09-26-2025 09:49 PM - edited 09-26-2025 10:07 PM
and how do these folks buy their groceries? are those all home delivered too? How do these folks keep medical appointments? are those all home visits? C'mon give me a break! What do you think folks did 100 years ago? How do you think folks acquired their mail 100 years ago? It's time folks stopped with this idea that everything has to be instantaneous, spoonfed to us.... entitlement ?
Accept,adjust,adapt and carry on!
09-27-2025 03:10 PM
i dont like some of the suggestions the government made, such as using ground instead of air for "non" priority mail. something that would usually take a week or 2 could take months if so.
but they should 100% cut home delivery and make it a paid service.
also i heard the salary for post worker is around 31$ or so ? if true thats actually well over what is needed to pay the bills and afford a good life, people would like up like crazy for such a salary and i think workers who arent happy should just quit. note that this comment is made based on my knowledge of the approx salary
09-27-2025 04:36 PM
@thebossorder wrote:i dont like some of the suggestions the government made, such as using ground instead of air for "non" priority mail. something that would usually take a week or 2 could take months if so.
but they should 100% cut home delivery and make it a paid service.
Don't the lower tiers for UPS and Purolator use ground (could be wrong)? Their delivery times are basically the same or very similar. Maybe it would add a few days if going to the other side of the country, but it certainly wouldn't add months.
09-27-2025 04:43 PM
@thebossorder wrote:i dont like some of the suggestions the government made, such as using ground instead of air for "non" priority mail. something that would usually take a week or 2 could take months if so.
but they should 100% cut home delivery and make it a paid service.
also i heard the salary for post worker is around 31$ or so ? if true thats actually well over what is needed to pay the bills and afford a good life, people would like up like crazy for such a salary and i think workers who arent happy should just quit. note that this comment is made based on my knowledge of the approx salary
$31 an hour is $60,000 a year. (Without overtime)
If you happen to live in a big city, rent could be $2000 per month, then there's car payments, insurance, groceries, bills...
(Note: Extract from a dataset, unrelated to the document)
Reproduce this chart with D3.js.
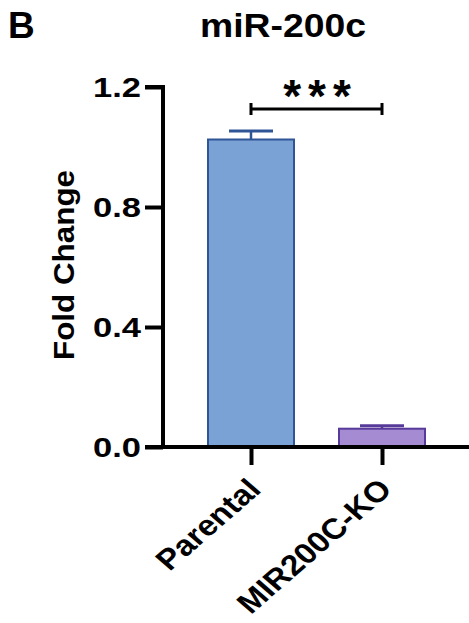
<!DOCTYPE html>
<html>
<head>
<meta charset="utf-8">
<script src="https://cdn.jsdelivr.net/npm/d3@7"></script>
<style>
  body { margin: 0; background: #fff; }
  text { font-family: "Liberation Sans", Arial, Helvetica, sans-serif; font-weight: bold; }
</style>
</head>
<body>
<div class="chart"></div>
<script>
// data
var categories = ["Parental", "MIR200C-KO"];
var means = [1.025, 0.061];
var errors = [0.028, 0.01];
var yTicks = [0, 0.4, 0.8, 1.2];
var fills = ["#7ba2d5", "#a48bd2"];
var strokes = ["#2f5597", "#573a99"];

var width = 469, height = 623;

var svg = d3.select(".chart")
    .append("svg")
    .attr("width", width)
    .attr("height", height);

var y = d3.scaleLinear()
    .domain([0, 1.2])
    .range([447, 87]);

var x = d3.scalePoint()
    .domain(categories)
    .range([251, 382]);

var barWidth = 86;

// panel letter and title
svg.append("text")
    .attr("x", 8)
    .attr("y", 38)
    .attr("font-size", 37)
    .text("B");

svg.append("text")
    .attr("x", 200)
    .attr("y", 37)
    .attr("font-size", 34)
    .attr("textLength", 166)
    .attr("lengthAdjust", "spacingAndGlyphs")
    .text("miR-200c");

// bars
svg.selectAll(".bar")
    .data(categories)
    .enter().append("rect")
    .attr("class", "bar")
    .attr("x", function(d) { return x(d) - barWidth / 2; })
    .attr("y", function(d, i) { return y(means[i]); })
    .attr("width", barWidth)
    .attr("height", function(d, i) { return y(0) - y(means[i]); })
    .attr("fill", function(d, i) { return fills[i]; })
    .attr("stroke", function(d, i) { return strokes[i]; })
    .attr("stroke-width", 2);

// error bars (upper only)
categories.forEach(function(d, i) {
    var cx = x(d);
    svg.append("line")
        .attr("x1", cx).attr("x2", cx)
        .attr("y1", y(means[i])).attr("y2", y(means[i] + errors[i]))
        .attr("stroke", strokes[i]).attr("stroke-width", 2.5);
    svg.append("line")
        .attr("x1", cx - 22).attr("x2", cx + 22)
        .attr("y1", y(means[i] + errors[i])).attr("y2", y(means[i] + errors[i]))
        .attr("stroke", strokes[i]).attr("stroke-width", 3);
});

// y axis
var yAxis = svg.append("g")
    .attr("transform", "translate(163,0)")
    .call(d3.axisLeft(y).tickValues(yTicks).tickSize(18).tickPadding(4)
        .tickFormat(d3.format(".1f")));
yAxis.select(".domain").attr("d", "M-18," + y(1.2) + "H0V" + y(0));
yAxis.selectAll("path, line").attr("stroke", "#000").attr("stroke-width", 4);
yAxis.selectAll("text")
    .attr("font-size", 27)
    .attr("fill", "#000")
    .attr("dy", "0.36em")
    .attr("textLength", 48)
    .attr("lengthAdjust", "spacingAndGlyphs");

// x axis, labels slanted and a bit stretched like the original
var xAxis = svg.append("g")
    .attr("transform", "translate(0," + y(0) + ")")
    .call(d3.axisBottom(x).tickSize(18));
xAxis.select(".domain").attr("d", "M145,0H469");
xAxis.selectAll("path, line").attr("stroke", "#000").attr("stroke-width", 4);
xAxis.selectAll("text")
    .attr("font-size", 29)
    .attr("fill", "#000")
    .attr("text-anchor", "end")
    .attr("y", 0)
    .attr("dy", 0)
    .attr("transform", "translate(11,44) scale(1.15,1) rotate(-45)");

// y axis title
svg.append("text")
    .attr("transform", "translate(74,265) rotate(-90)")
    .attr("text-anchor", "middle")
    .attr("font-size", 30)
    .attr("textLength", 190)
    .attr("lengthAdjust", "spacingAndGlyphs")
    .text("Fold Change");

// significance bracket
var sigY = 109;
var x1 = x(categories[0]), x2 = x(categories[1]);
svg.append("path")
    .attr("d", "M" + x1 + "," + (sigY - 6) + "V" + (sigY + 6) + "M" + x1 + "," + sigY +
        "H" + x2 + "M" + x2 + "," + (sigY - 6) + "V" + (sigY + 6))
    .attr("fill", "none")
    .attr("stroke", "#000")
    .attr("stroke-width", 3);

svg.append("text")
    .attr("x", (x1 + x2) / 2 + 4)
    .attr("y", 112)
    .attr("text-anchor", "middle")
    .attr("font-size", 46)
    .attr("letter-spacing", 7)
    .text("***");
</script>
</body>
</html>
My partner is a landlord and I have to review rental applications and we've determined that his apartments renting for $1900 a month cannot be afford by a family making $60,000 a year (there are single people who support only themselves, and single people with kids they have to support... not every family is a two-person income).
C.
09-27-2025 07:46 PM
@sapphyres-designer-jewellery wrote:$31 an hour is $60,000 a year. (Without overtime)
Don't forget the value of their relatively (especially lower middle income employment) juicy benefits package and penion plan.
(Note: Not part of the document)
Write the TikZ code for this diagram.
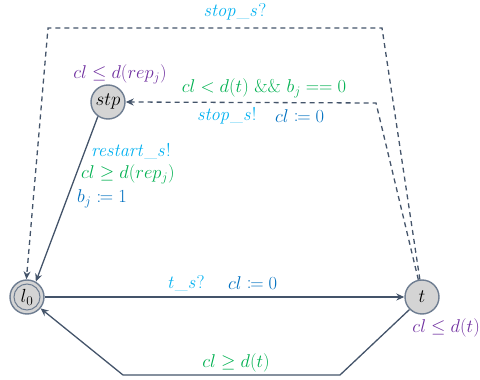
\RequirePackage{fix-cm}
\documentclass[tikz,border=0pt]{standalone}
\usepackage{mathtools}
\usetikzlibrary{arrows.meta}
\definecolor{edgec}{RGB}{68,84,106}
\definecolor{nodeb}{RGB}{110,125,145}
\definecolor{nodef}{RGB}{212,212,212}
\definecolor{cyanc}{RGB}{0,176,240}
\definecolor{bluec}{RGB}{0,112,192}
\definecolor{greenc}{RGB}{0,176,80}
\definecolor{purplec}{RGB}{112,48,160}
\tikzset{
  loc/.style={circle,draw=nodeb,fill=nodef,line width=1.4pt,minimum size=34pt,inner sep=0pt,font=\fontsize{19}{21}\selectfont},
  edg/.style={draw=edgec,line width=1.3pt,-{Stealth[length=8pt,width=7pt]}},
  dedg/.style={edg,dash pattern=on 5pt off 4pt},
  lab/.style={font=\fontsize{18.5}{20}\selectfont,inner sep=0pt},
}
\begin{document}
\begin{tikzpicture}[x=1pt,y=-1pt]
\useasboundingbox (0,0) rectangle (480,380);
% locations
\node[loc] (stp) at (108,102) {$stp$};
\node[loc] (l0) at (27,297) {$l_0$};
\draw[nodeb,line width=1pt] (l0) circle (13pt);
\node[loc] (t) at (422,297) {$t$};
% corner coordinates
\coordinate (o1) at (382,28);
\coordinate (o2) at (48,28);
\coordinate (i1) at (376,103);
\coordinate (b1) at (340,375);
\coordinate (b2) at (123,375);
% edges
\draw[dedg] (t.97) -- (o1) -- (o2) -- (l0.92);
\draw[dedg] (t.102) -- (i1) -- (stp.east);
\draw[edg] (stp.235) -- (l0.60);
\draw[edg] (l0.east) -- (t.west);
\draw[edg] (t.225) -- (b1) -- (b2) -- (l0.-40);
% labels
\node[lab,text=cyanc] (s1) at (235,12) {$\mathit{stop\_s?}$};
\node[lab,text=purplec] (i0) at (120,74) {$cl \le d(rep_j)$};
\node[lab,text=greenc] (g1) at (264,88) {$cl < d(t)\ \&\&\ b_j == 0$};
\node[lab,text=cyanc,anchor=west] (s2) at (197,116) {$\mathit{stop\_s!}$};
\node[lab,text=bluec,anchor=west] (a1) at (275,116) {$cl \coloneqq 0$};
\node[lab,text=cyanc,anchor=west] (r1) at (91,151) {$\mathit{restart\_s!}$};
\node[lab,text=greenc,anchor=west] (g2) at (81,174) {$cl \ge d(rep_j)$};
\node[lab,text=bluec,anchor=west] (a2) at (77,199) {$b_j \coloneqq 1$};
\node[lab,text=cyanc,anchor=west] (s3) at (167,283) {$\mathit{t\_s?}$};
\node[lab,text=bluec,anchor=west] (a3) at (228,283) {$cl \coloneqq 0$};
\node[lab,text=purplec,anchor=east] (i2) at (480,328) {$cl \le d(t)$};
\node[lab,text=greenc] (g3) at (236,363) {$cl \ge d(t)$};
\end{tikzpicture}
\end{document}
FYI that $31 amount is a STARTING wage, employees who have been employed by CP for 2 years or less generaly 20 somethings.

09-27-2025 07:54 PM
@recped wrote:FYI that $31 amount is a STARTING wage, employees who have been employed by CP for 2 years or less generaly 20 somethings.
I'm getting the impression that $31/hr is more like the top of the wage range.
A lot of sites that I'm checking are giving figures more like $23-25 as averages or medians, depending on the position and the location.